Is A × B the Same as B × A? When Order Matters for the Whole Set

You learn early that an ordered pair (a, b) is not the same as (b, a) — order matters for the two slots. Fair enough. But then you meet the Cartesian product A \times B, and a reasonable next thought is: if every individual ordered pair cares about order, maybe the set of all ordered pairs doesn't. After all, the set A \times B contains the same information as B \times A — same two underlying sets, same total count of pairs. Could they be the same set?

Almost never. A \times B and B \times A are two different sets in general, and the difference is genuine — not a notational quirk. Here is why, with the one exception that is worth knowing.

The definitions, side by side

Recall that the Cartesian product is

A \times B = \{(a, b) \mid a \in A,\ b \in B\}.

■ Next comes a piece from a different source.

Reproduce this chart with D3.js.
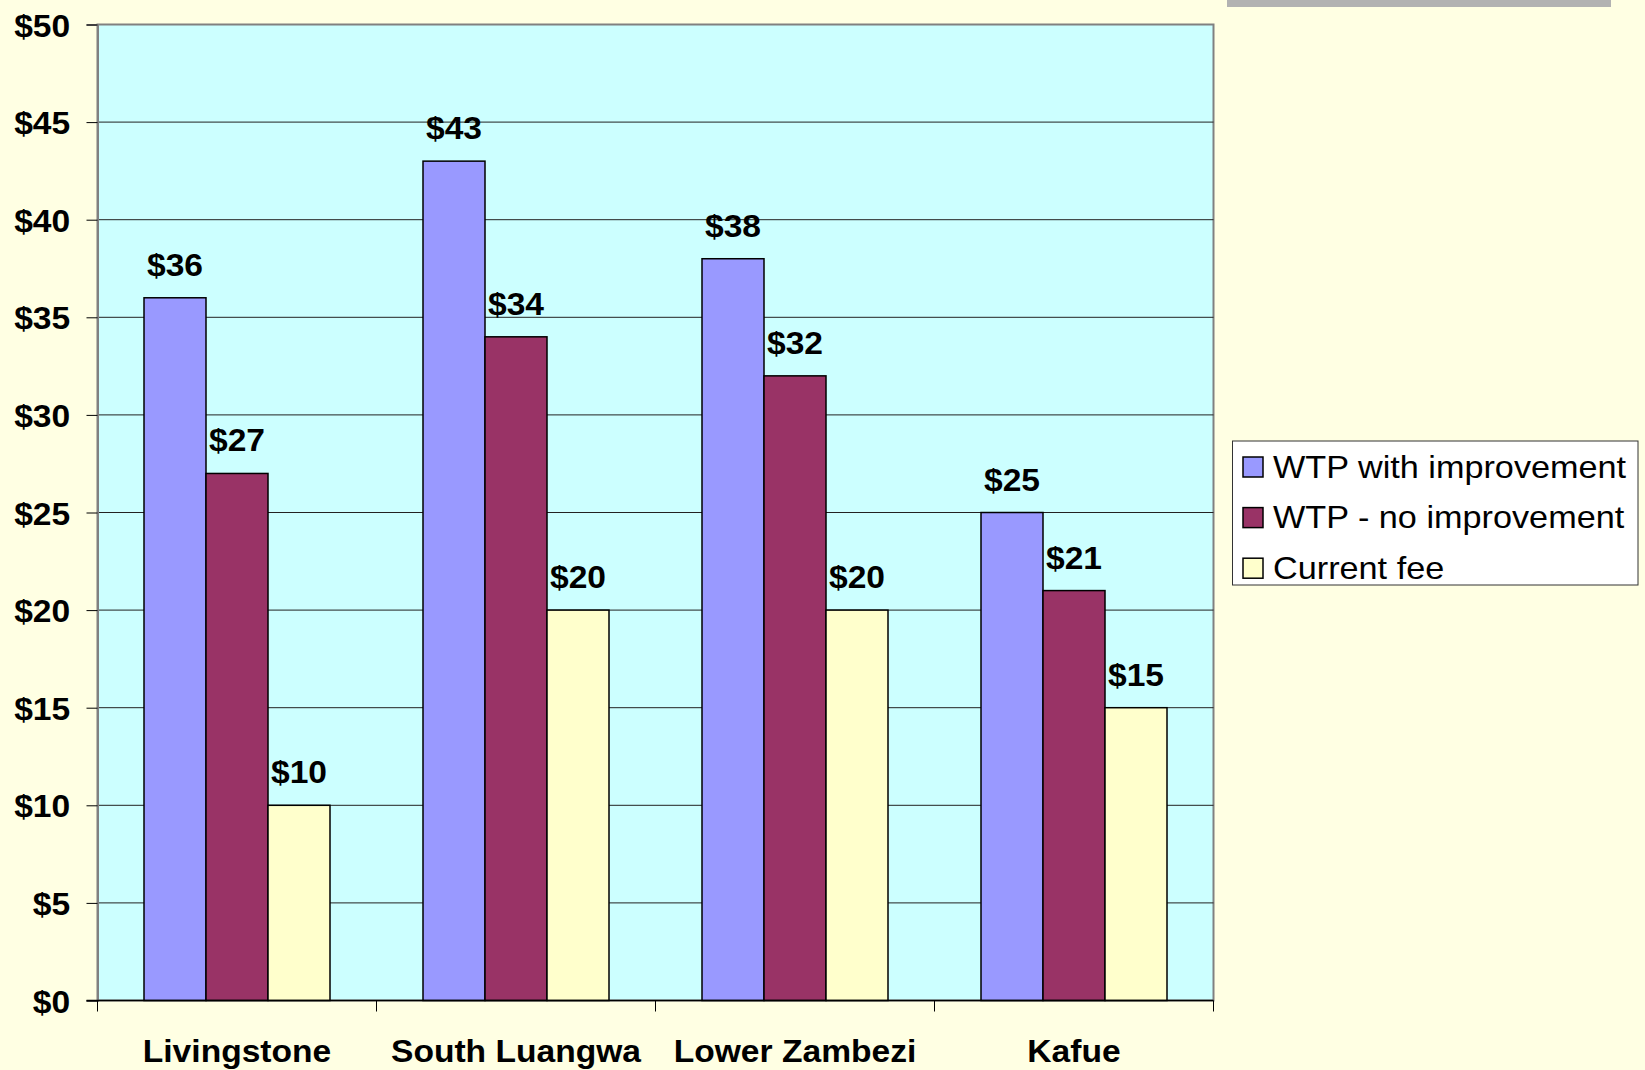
<!DOCTYPE html>
<html lang="en">
<head>
    <meta charset="UTF-8">
    <title>WTP park fees</title>
    <script src="https://cdn.jsdelivr.net/npm/d3@7"></script>
    <style>
      body { margin: 0; background: #FFFFE3; }
      text { font-family: "Liberation Sans", Arial, sans-serif; fill: #000; }
    </style>
</head>
<body>
    <script>
      const categories = ["Livingstone", "South Luangwa", "Lower Zambezi", "Kafue"];
      const seriesNames = ["WTP with improvement", "WTP - no improvement", "Current fee"];
      const withImprovement = [36, 43, 38, 25];
      const noImprovement = [27, 34, 32, 21];
      const currentFee = [10, 20, 20, 15];
      const yTicks = [0, 5, 10, 15, 20, 25, 30, 35, 40, 45, 50];

      const colors = ["#9999FF", "#993366", "#FFFFCC"];
      const series = [withImprovement, noImprovement, currentFee];

      const w = 1645;
      const h = 1070;
      const plotLeft = 97.5, plotRight = 1213.5, plotTop = 24.5, plotBottom = 1000.5;
      const fs = 32;
      const sx = 1.05; // text in the reference is a bit stretched sideways

      const svg = d3.select("body")
                    .append("svg")
                    .attr("width", w)
                    .attr("height", h);

      // grey strip at top right
      svg.append("rect")
         .attr("x", 1227).attr("y", 0)
         .attr("width", 384).attr("height", 7)
         .attr("fill", "#B2B2B2");

      const x0 = d3.scaleBand()
                   .domain(categories)
                   .range([plotLeft, plotRight]);

      const x1 = d3.scaleBand()
                   .domain(seriesNames)
                   .range([0, x0.bandwidth()])
                   .paddingOuter(0.75);

      const y = d3.scaleLinear()
                  .domain([0, 50])
                  .range([plotBottom, plotTop]);

      // plot area
      svg.append("rect")
         .attr("x", plotLeft).attr("y", plotTop)
         .attr("width", plotRight - plotLeft).attr("height", plotBottom - plotTop)
         .attr("fill", "#CCFFFF")
         .attr("stroke", "#808080")
         .attr("stroke-width", 2);

      // gridlines
      svg.selectAll("line.grid")
         .data(yTicks.filter(d => d > 0 && d < 50))
         .enter()
         .append("line")
         .attr("class", "grid")
         .attr("x1", plotLeft).attr("x2", plotRight)
         .attr("y1", d => y(d)).attr("y2", d => y(d))
         .attr("stroke", "#222")
         .attr("stroke-width", 1);

      // bars
      const rows = categories.map((c, i) => seriesNames.map((s, j) => ({cat: c, name: s, value: series[j][i], color: colors[j]})));

      const groups = svg.selectAll("g.cat")
         .data(rows)
         .enter()
         .append("g")
         .attr("class", "cat")
         .attr("transform", (d, i) => `translate(${x0(categories[i])},0)`);

      groups.selectAll("rect")
         .data(d => d)
         .enter()
         .append("rect")
         .attr("x", d => x1(d.name))
         .attr("y", d => y(d.value))
         .attr("width", x1.bandwidth())
         .attr("height", d => y(0) - y(d.value))
         .attr("fill", d => d.color)
         .attr("stroke", "#000")
         .attr("stroke-width", 1.5);

      groups.selectAll("text")
         .data(d => d)
         .enter()
         .append("text")
         .attr("text-anchor", "middle")
         .attr("font-weight", "bold")
         .attr("font-size", fs)
         .attr("transform", d => `translate(${x1(d.name) + x1.bandwidth() / 2},${y(d.value) - 22}) scale(${sx},1)`)
         .text(d => "$" + d.value);

      // y axis
      const yAxis = d3.axisLeft(y)
                      .tickValues(yTicks)
                      .tickFormat(d => "$" + d)
                      .tickSize(11);

      const gy = svg.append("g")
         .attr("transform", `translate(${plotLeft},0)`)
         .call(yAxis);
      gy.select(".domain").attr("stroke", "#808080").attr("stroke-width", 2);
      gy.selectAll(".tick line").attr("stroke", "#000");
      gy.selectAll(".tick text")
        .attr("x", -26)
        .attr("dy", "0.36em")
        .attr("font-size", fs)
        .attr("font-weight", "bold")
        .attr("font-family", "Liberation Sans, Arial, sans-serif")
        .attr("fill", "#000")
        .attr("transform", `scale(${sx},1)`);

      // x axis: line, ticks at band edges, labels at band centres
      svg.append("line")
         .attr("x1", plotLeft - 11).attr("x2", plotRight)
         .attr("y1", plotBottom).attr("y2", plotBottom)
         .attr("stroke", "#000").attr("stroke-width", 1.5);

      const edges = categories.map(c => x0(c)).concat([x0(categories[categories.length - 1]) + x0.bandwidth()]);
      svg.selectAll("line.xtick")
         .data(edges)
         .enter()
         .append("line")
         .attr("class", "xtick")
         .attr("x1", d => d).attr("x2", d => d)
         .attr("y1", plotBottom).attr("y2", plotBottom + 11)
         .attr("stroke", "#000");

      svg.selectAll("text.xlabel")
         .data(categories)
         .enter()
         .append("text")
         .attr("class", "xlabel")
         .attr("text-anchor", "middle")
         .attr("font-weight", "bold")
         .attr("font-size", fs)
         .attr("transform", d => `translate(${x0(d) + x0.bandwidth() / 2},1062) scale(${sx},1)`)
         .text(d => d);

      // legend
      const legend = svg.append("g")
         .attr("transform", "translate(1232.5,441)");

      legend.append("rect")
         .attr("width", 405.5).attr("height", 144)
         .attr("fill", "#FFFFFF")
         .attr("stroke", "#333")
         .attr("stroke-width", 1);

      const items = legend.selectAll("g.item")
         .data(seriesNames)
         .enter()
         .append("g")
         .attr("class", "item")
         .attr("transform", (d, i) => `translate(10.5,${16 + i * 50.6})`);

      items.append("rect")
         .attr("width", 20).attr("height", 20)
         .attr("fill", (d, i) => colors[i])
         .attr("stroke", "#000")
         .attr("stroke-width", 1.5);

      items.append("text")
         .attr("font-size", fs)
         .attr("transform", `translate(30,20.5) scale(1.07,1)`)
         .text(d => d);
    </script>
</body>
</html>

The first coordinate comes from A, the second from B. Now

B \times A = \{(b, a) \mid b \in B,\ a \in A\}.

The first coordinate comes from B, the second from A. The two sets differ in which set contributes the first coordinate, and ordered pairs are picky about that.

A tiny example makes it obvious

Let A = \{1, 2\} and B = \{x, y\}. Then

A \times B = \{(1, x), (1, y), (2, x), (2, y)\}

B \times A = \{(x, 1), (x, 2), (y, 1), (y, 2)\}.

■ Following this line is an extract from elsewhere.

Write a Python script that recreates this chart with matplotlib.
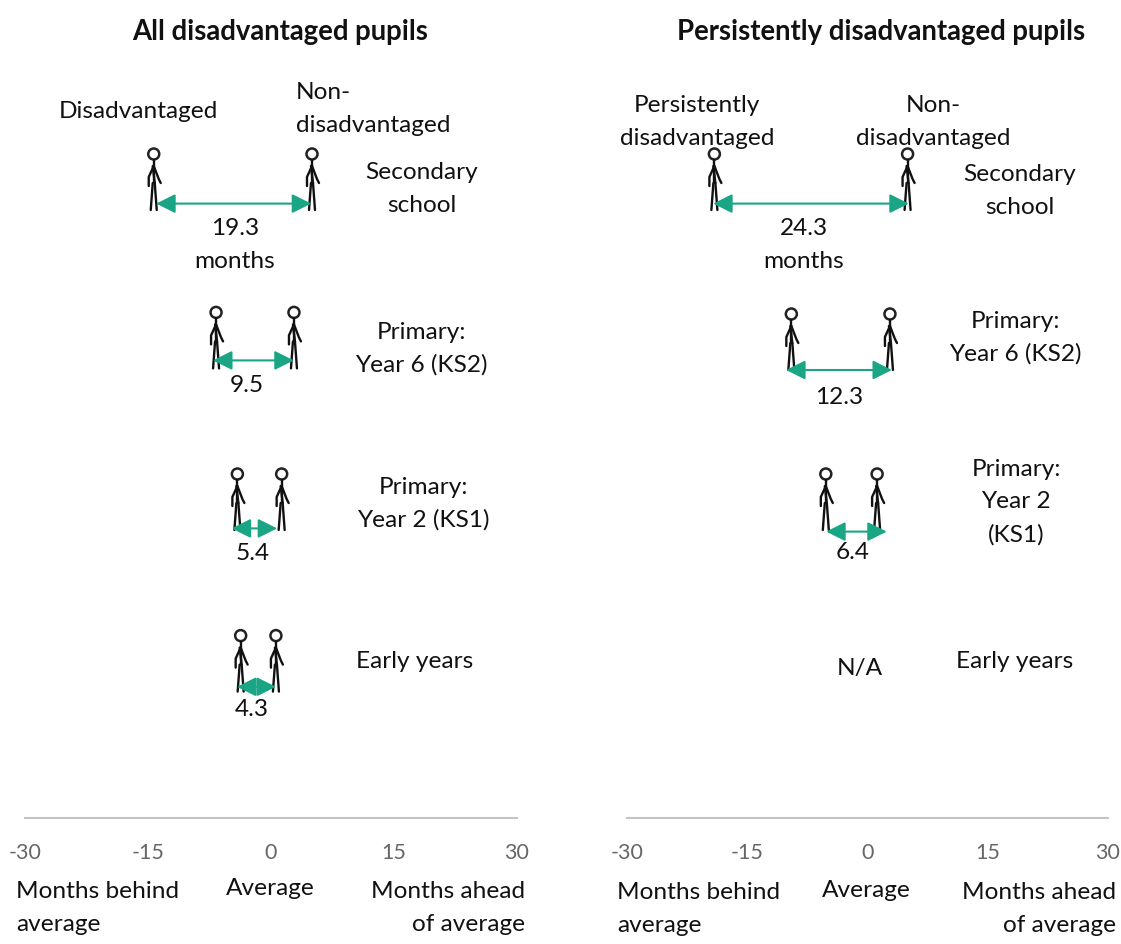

Look at the pair (1, x). It is in A \times B but not in B \times A — because B \times A only contains pairs with first coordinate from B, and 1 \notin B. Every pair in A \times B has its entries swapped in B \times A, and since (1, x) \neq (x, 1), the two sets share no elements at all (in this case). They are even disjoint here.

Why: two ordered pairs are equal only when their first coordinates are equal and their second coordinates are equal. So (1, x) = (x, 1) would force 1 = x, which is false. The pairs are genuinely different objects, even though they reuse the same symbols.

Grid picture: rows vs columns swap

Same four ordered pairs? No — every pair has had its two entries swapped. The row-labels and column-labels have also swapped. No cell of the left grid appears in the right grid.

But the sizes are equal

One thing is the same: the count of elements.

|A \times B| = |A| \cdot |B| = |B| \cdot |A| = |B \times A|.

Multiplication of cardinalities is commutative. So if you are just counting ordered pairs, the two sets are interchangeable. But when you are listing them, or using them as relations, or comparing to a specific target set, the difference matters.

The one case when they are equal

A \times B = B \times A holds in exactly one non-trivial case: when A = B.

If A = B, then every pair (a, b) in A \times B has both coordinates from the same set, and the swapped pair (b, a) also has both coordinates from the same set. Both sets are the self-product A \times A.

There is also the trivial case: if either A or B is empty, then both products are empty, and empty equals empty. That's not especially interesting, but it does count.

In summary: A \times B = B \times A if and only if A = B or at least one of them is empty.

Why the "only if" direction: suppose A \neq B and both are nonempty. Pick an element a_0 \in A that is not in B (such an element exists because A is not a subset of B — you can always find one set that has an element the other lacks, unless they are equal). Pick any b_0 \in B. Then (a_0, b_0) \in A \times B. For this pair to also be in B \times A, you would need a_0 \in B — contradiction. So (a_0, b_0) witnesses the inequality. A symmetric argument handles A \subset B.

Why does this matter for JEE?

Three places where the distinction becomes important.

1. Relations. A relation from A to B is a subset of A \times B. A relation from B to A is a subset of B \times A. If you swap the source and target, you get the inverse relation, and it lives in a different ambient product. Confusing the two sends you down the wrong track in relation/function questions.

2. Coordinate geometry translations. A point in the xy-plane is an ordered pair (x, y) \in \mathbb{R} \times \mathbb{R}. The pair (1, 2) and the pair (2, 1) are different points, and "swap the axes" is a genuine transformation. Problems that ask for reflections across the line y = x are secretly asking you to swap from A \times B to B \times A structure.

3. Domain/range in functions. f: A \to B has graph \{(a, f(a)) : a \in A\} \subseteq A \times B. The inverse function f^{-1}, when it exists, has graph \{(f(a), a)\} \subseteq B \times A. Getting the direction right is not optional.

What about the "contents" argument?

The intuition that A \times B and B \times A have "the same information" is correct in a weak sense. You can translate between them perfectly — just swap each pair's entries. So the sets are in one-to-one correspondence. But being in bijection is not the same as being equal as sets. Two sets are equal when they have exactly the same elements. The pair (1, x) is an element of A \times B and not an element of B \times A, and that settles it.

Equality of sets and sameness of information are different claims. Sets are equal element-by-element; sameness of information is a much softer notion captured by bijections.

One-sentence answer for revision

A \times B and B \times A have the same cardinality and the same underlying information, but they are different sets whenever A \neq B and both are nonempty — because ordered pairs are sensitive to which slot holds which coordinate.